The major mountain ranges of the world play an important role in determining the strength and location of the atmospheric jet streams, mainly by generating planetary-scale Rossby waves and through surface drag. Orography acts both through large-scale resolved lifting and diversion of the flow over and around major mountain ranges, and through sub-grid scale momentum transport due to vertically propagating gravity waves at horizontal scales between 10 and 100 km. The limited horizontal resolution of climate GCMs implies a smoothing of the underlying topography which has sometimes been counteracted by enhancing the terrain by using an envelope orography, but this has adverse effects by displacing other surface physical processes. The sub-grid scale momentum transport acts to decelerate the upper-level flow and is included by gravity-wave drag parametrization schemes (e.g., Palmer et al., 1986; Kim, 1996; Lott and Miller, 1997).

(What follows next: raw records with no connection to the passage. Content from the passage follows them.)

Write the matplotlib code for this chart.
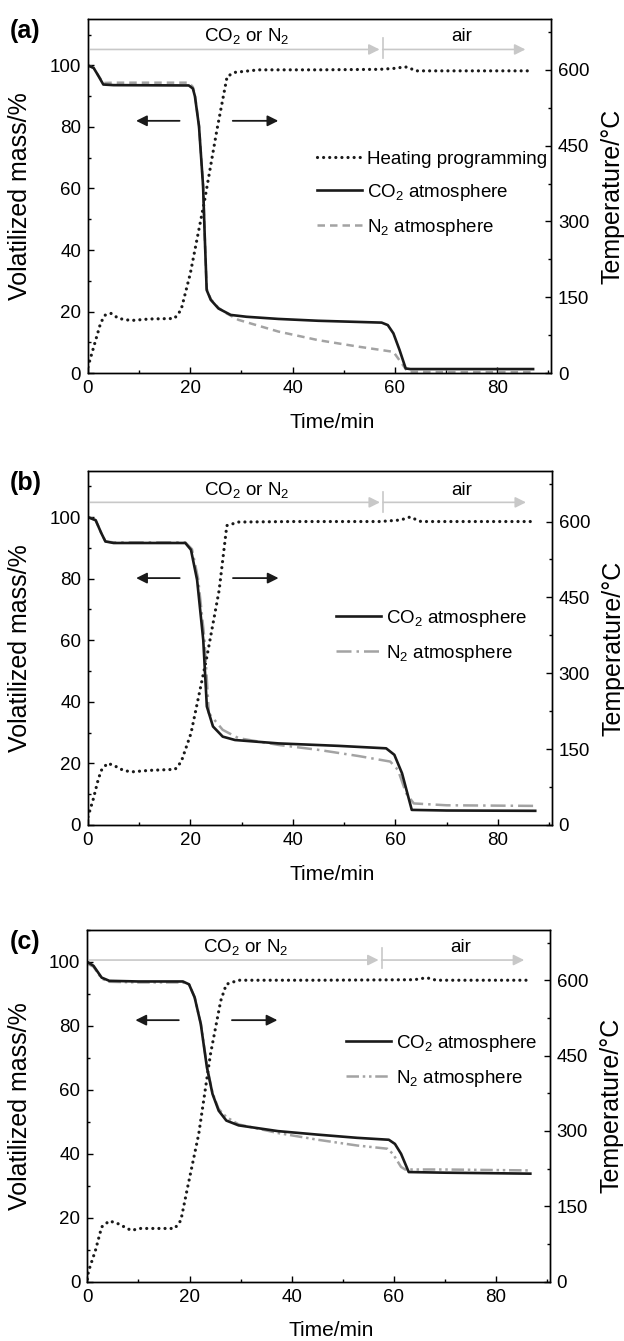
import matplotlib
matplotlib.use('Agg')
import matplotlib.pyplot as plt
from matplotlib.ticker import MultipleLocator

plt.rcParams['font.family'] = ['Liberation Sans', 'DejaVu Sans']
plt.rcParams['mathtext.default'] = 'regular'

# ---- panel (a) ----
time_temp_a = [0, 0.5, 1.5, 2.5, 3.4, 4.5, 6.0, 8.4, 12, 16.9, 18.2, 20.0, 22.8, 25.2,
               27.2, 28.7, 33.3, 45, 57, 60, 62, 63, 64, 70, 80, 86.5]
temp_a = [12, 30, 65, 100, 115, 118, 108, 104, 107, 108, 125, 197, 342, 481,
          587, 595, 600, 600, 601, 603, 606, 603, 598, 598, 598, 598]
time_co2_a = [0, 1.1, 1.9, 3.0, 5, 19.7, 20.5, 20.9, 21.7, 22.5, 22.8, 23.2, 24.0, 25.5, 27.9,
              31, 37.2, 45, 57.4, 58.6, 59.7, 60.9, 62.1, 63, 87]
mass_co2_a = [100, 99.2, 97, 93.8, 93.6, 93.5, 92.5, 90, 80.2, 60.7, 45.5, 27, 23.8, 21, 18.9,
              18.3, 17.6, 17, 16.4, 15.6, 12.9, 7.5, 1.5, 1.3, 1.3]
time_n2_a = [0, 1.1, 1.9, 3.0, 5, 19.7, 20.5, 20.9, 21.7, 22.5, 22.8, 23.2, 24.0, 25.5, 27.1,
             29.4, 37.2, 45, 52.8, 59.7, 61.3, 62.5, 70, 87]
mass_n2_a = [100, 99.2, 97, 94.3, 94.4, 94.4, 93, 90.5, 80.5, 61, 45.5, 27.5, 24, 21.2, 19.4,
             17.3, 13.5, 10.7, 8.6, 6.9, 3.2, 0.4, 0.3, 0.3]

# ---- panel (b) ----
time_temp_b = [0, 1, 2, 2.6, 3.8, 5.0, 6.9, 8.5, 12, 17.0, 18.2, 20.1, 23.2, 25.6,
               27.1, 29.4, 40, 57, 61, 62.9, 64, 65, 75, 87.3]
temp_b = [16, 50, 90, 108, 122, 118, 108, 105, 108, 110, 125, 181, 332, 464,
          592, 599, 600, 600, 603, 609, 604, 600, 600, 600]
time_co2_b = [0, 1.5, 2.6, 3.4, 5, 19, 20.1, 21.3, 22.5, 23.2, 24.4, 26.3, 28.7, 37.2,
              48.9, 58.2, 59.8, 61.3, 63.2, 70, 87.3]
mass_co2_b = [100, 99, 94.8, 92.1, 91.6, 91.6, 89.4, 79.6, 60.1, 38.5, 32, 28.7, 27.6, 26.5,
              25.7, 24.9, 22.8, 16.8, 4.9, 4.7, 4.6]
time_n2_b = [0, 1.5, 2.6, 3.4, 5, 19, 20.3, 21.5, 22.7, 23.6, 26.3, 29.4, 37.2, 45,
             52.8, 59, 60.5, 62.1, 63.6, 70, 87.3]
mass_n2_b = [100, 99, 94.8, 92.1, 91.8, 91.8, 89.6, 80, 61, 36.3, 30.9, 28.2, 26, 24.4,
             22.4, 20.6, 17.9, 10.3, 7, 6.4, 6.2]

# ---- panel (c) ----
time_temp_c = [0, 0.2, 1.6, 2.8, 4.3, 5.9, 8.6, 10.2, 17.1, 18.3, 19.5, 21.8, 24.1, 26.1,
               27.2, 29.6, 45, 64, 66.4, 68.3, 86.7]
temp_c = [5, 20, 63, 109, 121, 116, 102, 106, 106, 122, 182, 294, 453, 559,
          592, 600, 600, 601, 605, 600, 600]
time_co2_c = [0, 1.2, 2.8, 4.3, 10, 18.7, 19.9, 21, 22.2, 23.4, 24.5, 25.7, 27.2, 29.6,
              37.3, 45.1, 52.8, 59, 60.2, 61.4, 62.9, 70, 86.7]
mass_co2_c = [100, 98.8, 95.1, 94.1, 93.9, 93.9, 93, 88.9, 80.6, 67, 58.7, 53.5, 50.4, 48.9,
              47.1, 46, 45, 44.4, 43.1, 40, 34.3, 34.1, 33.8]
time_n2_c = [0, 1.2, 2.8, 4.3, 10, 18.7, 19.9, 21, 22.2, 23.4, 24.5, 25.7, 27.2, 29.6,
             37.3, 45.1, 52.8, 58.7, 59.8, 61.4, 62.2, 70, 86.7]
mass_n2_c = [99.5, 98.5, 94.8, 93.8, 93.6, 93.6, 93, 89, 80.8, 67.5, 59, 54, 51.5, 49.2,
             46.5, 44.4, 42.6, 41.6, 40, 35.9, 35.1, 35.1, 34.8]

BLACK = '#1a1a1a'
GRAY = '#a3a3a3'
LIGHT = '#c8c8c8'


def draw_panel(rect, label, t_temp, temp, t_co2, co2, t_n2, n2, n2_ls, ymax,
               heating_legend, leg_anchor, gas_y, gas_text_y, sep, arrow_y):
    ax = fig.add_axes(rect)
    ax2 = ax.twinx()

    co2_line, = ax.plot(t_co2, co2, color=BLACK, lw=1.9, label='CO$_2$ atmosphere', zorder=3)
    n2_line, = ax.plot(t_n2, n2, color=GRAY, lw=1.8, ls=n2_ls, label='N$_2$ atmosphere', zorder=2)
    heat_line, = ax2.plot(t_temp, temp, color=BLACK, lw=2.3, ls=(0, (0.01, 1.9)),
                          dash_capstyle='round', label='Heating programming')

    ax.set_xlim(0, 90.5)
    ax.set_ylim(0, ymax)
    ax2.set_ylim(0, 700)

    ax.xaxis.set_major_locator(MultipleLocator(20))
    ax.xaxis.set_minor_locator(MultipleLocator(10))
    ax.yaxis.set_major_locator(MultipleLocator(20))
    ax.yaxis.set_minor_locator(MultipleLocator(10))
    ax2.yaxis.set_major_locator(MultipleLocator(150))
    ax2.yaxis.set_minor_locator(MultipleLocator(75))

    for a in (ax, ax2):
        a.tick_params(which='major', direction='in', length=4.5, width=1, labelsize=13.5, pad=5)
        a.tick_params(which='minor', direction='in', length=2.5, width=1)
        for s in a.spines.values():
            s.set_linewidth(1.0)

    ax.set_xlabel('Time/min', fontsize=15)
    ax.set_ylabel('Volatilized mass/%', fontsize=18)
    ax2.set_ylabel('Temperature/°C', fontsize=18)
    ax.xaxis.set_label_coords(0.527, -0.112)
    ax.yaxis.set_label_coords(-0.12, 0.5)
    ax2.yaxis.set_label_coords(1.108, 0.5)

    ax.text(-0.168, 1.0, label, transform=ax.transAxes, fontsize=18,
            fontweight='bold', va='top', ha='left')

    # gas atmosphere arrows
    arr = dict(arrowstyle='-|>', color=LIGHT, lw=1.2, mutation_scale=16, shrinkA=0, shrinkB=0)
    ax.annotate('', xy=(57.0, gas_y), xytext=(0, gas_y), arrowprops=arr)
    ax.annotate('', xy=(85.5, gas_y), xytext=(57.6, gas_y), arrowprops=arr)
    ax.plot([57.6, 57.6], sep, color=LIGHT, lw=1.2, clip_on=False)
    ax.text(31, gas_text_y, 'CO$_2$ or N$_2$', ha='center', va='baseline', fontsize=13.5)
    ax.text(73, gas_text_y, 'air', ha='center', va='baseline', fontsize=13.5)

    # axis direction arrows
    blk = dict(arrowstyle='-|>', color=BLACK, lw=1.3, mutation_scale=16, shrinkA=0, shrinkB=0)
    ax.annotate('', xy=(9.4, arrow_y), xytext=(17.9, arrow_y), arrowprops=blk)
    ax.annotate('', xy=(37.2, arrow_y), xytext=(28.3, arrow_y), arrowprops=blk)

    handles = [co2_line, n2_line]
    if heating_legend:
        handles = [heat_line] + handles
    ax2.legend(handles=handles, loc='center left', bbox_to_anchor=leg_anchor,
               frameon=False, fontsize=13.5, borderaxespad=0, borderpad=0,
               handlelength=2.4, handletextpad=0.3, labelspacing=0.75)


fig = plt.figure(figsize=(6.24, 13.41), dpi=100)

draw_panel([0.141, 0.7218, 0.742, 0.2638], '(a)', time_temp_a, temp_a,
           time_co2_a, mass_co2_a, time_n2_a, mass_n2_a, (0, (3, 2)), 115,
           True, (0.494, 0.506), 105.2, 107.9, [102.3, 108.8], 82)
draw_panel([0.141, 0.3848, 0.743, 0.264], '(b)', time_temp_b, temp_b,
           time_co2_b, mass_co2_b, time_n2_b, mass_n2_b, (0, (6, 2, 1, 2)), 115,
           False, (0.534, 0.534), 104.8, 107.3, [101.8, 108.3], 80.2)
draw_panel([0.14, 0.0442, 0.741, 0.2623], '(c)', time_temp_c, temp_c,
           time_co2_c, mass_co2_c, time_n2_c, mass_n2_c, (0, (5, 1.5, 1, 1.5, 1, 1.5)), 110,
           False, (0.559, 0.628), 100.6, 103.2, [98, 104.5], 81.8)

fig.savefig('out.png', dpi=100)
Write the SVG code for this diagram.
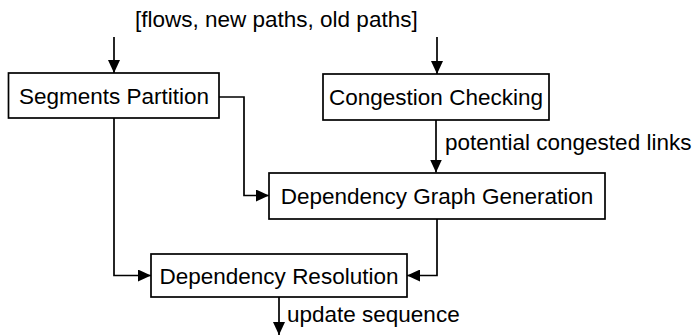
<svg xmlns="http://www.w3.org/2000/svg" width="693" height="335" viewBox="0 0 693 335">
  <style>
    .box { fill: #ffffff; stroke: #000000; stroke-width: 1.7; }
    .lbl { font-family: "Liberation Sans", Arial, sans-serif; font-size: 22.5px; fill: #000000; }
    .mid { text-anchor: middle; }
    .wire { fill: none; stroke: #000000; stroke-width: 1.7; marker-end: url(#head); }
  </style>
  <defs>
    <marker id="head" markerUnits="userSpaceOnUse" markerWidth="14" markerHeight="12" refX="13" refY="6" orient="auto">
      <path d="M0,0 L13,6 L0,12 Z" fill="#000000"/>
    </marker>
  </defs>
  <rect width="693" height="335" fill="#ffffff"/>

  <text class="lbl" x="135" y="27">[flows, new paths, old paths]</text>

  <g id="connectors">
    <path class="wire" d="M114,37 V73"/>
    <path class="wire" d="M437,37 V74"/>
    <path class="wire" d="M436,120 V172.5"/>
    <path class="wire" d="M219,97 H244 V195.5 H269"/>
    <path class="wire" d="M114,118 V275.5 H151"/>
    <path class="wire" d="M437,219 V275.5 H407"/>
    <path class="wire" d="M279,297 V335"/>
    <text class="lbl" x="445" y="150">potential congested links</text>
    <text class="lbl" x="287" y="321.5">update sequence</text>
  </g>

  <g id="segments-partition">
    <rect class="box" x="8.5" y="73" width="210.5" height="45"/>
    <text class="lbl mid" x="114" y="103.5">Segments Partition</text>
  </g>

  <g id="congestion-checking">
    <rect class="box" x="323" y="74" width="226" height="46"/>
    <text class="lbl mid" x="436" y="105">Congestion Checking</text>
  </g>

  <g id="dependency-graph-generation">
    <rect class="box" x="269" y="173" width="336" height="46"/>
    <text class="lbl mid" x="437" y="204">Dependency Graph Generation</text>
  </g>

  <g id="dependency-resolution">
    <rect class="box" x="151" y="254" width="256" height="43"/>
    <text class="lbl mid" x="279" y="283.5">Dependency Resolution</text>
  </g>
</svg>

No systematic studies are available to assess the impacts of these procedures and schemes on climate sensitivity and variability. The orographic impact is most pronounced in the Northern Hemisphere winter. Gravity wave drag implies a reduction in the strength of the mid-latitude jet stream by almost 20 ms-1 (Kim, 1996), and alters the amplitude and location of the planetary-scale wave structure (e.g., Zhou et al., 1996). Convective precipitation in models is often spuriously locked onto high topography. Thus the numerical simulation of many key climatic elements, such as rainfall and cloud cover, strongly depends upon orography and is strongly sensitive to the horizontal resolution employed. As such, it is possible that phenomena of climate variability are sensitive to orographic effects and their parametrization (Palmer and Mansfield, 1986). These issues may have potentially important consequences for the planetary-scale distribution of climate change.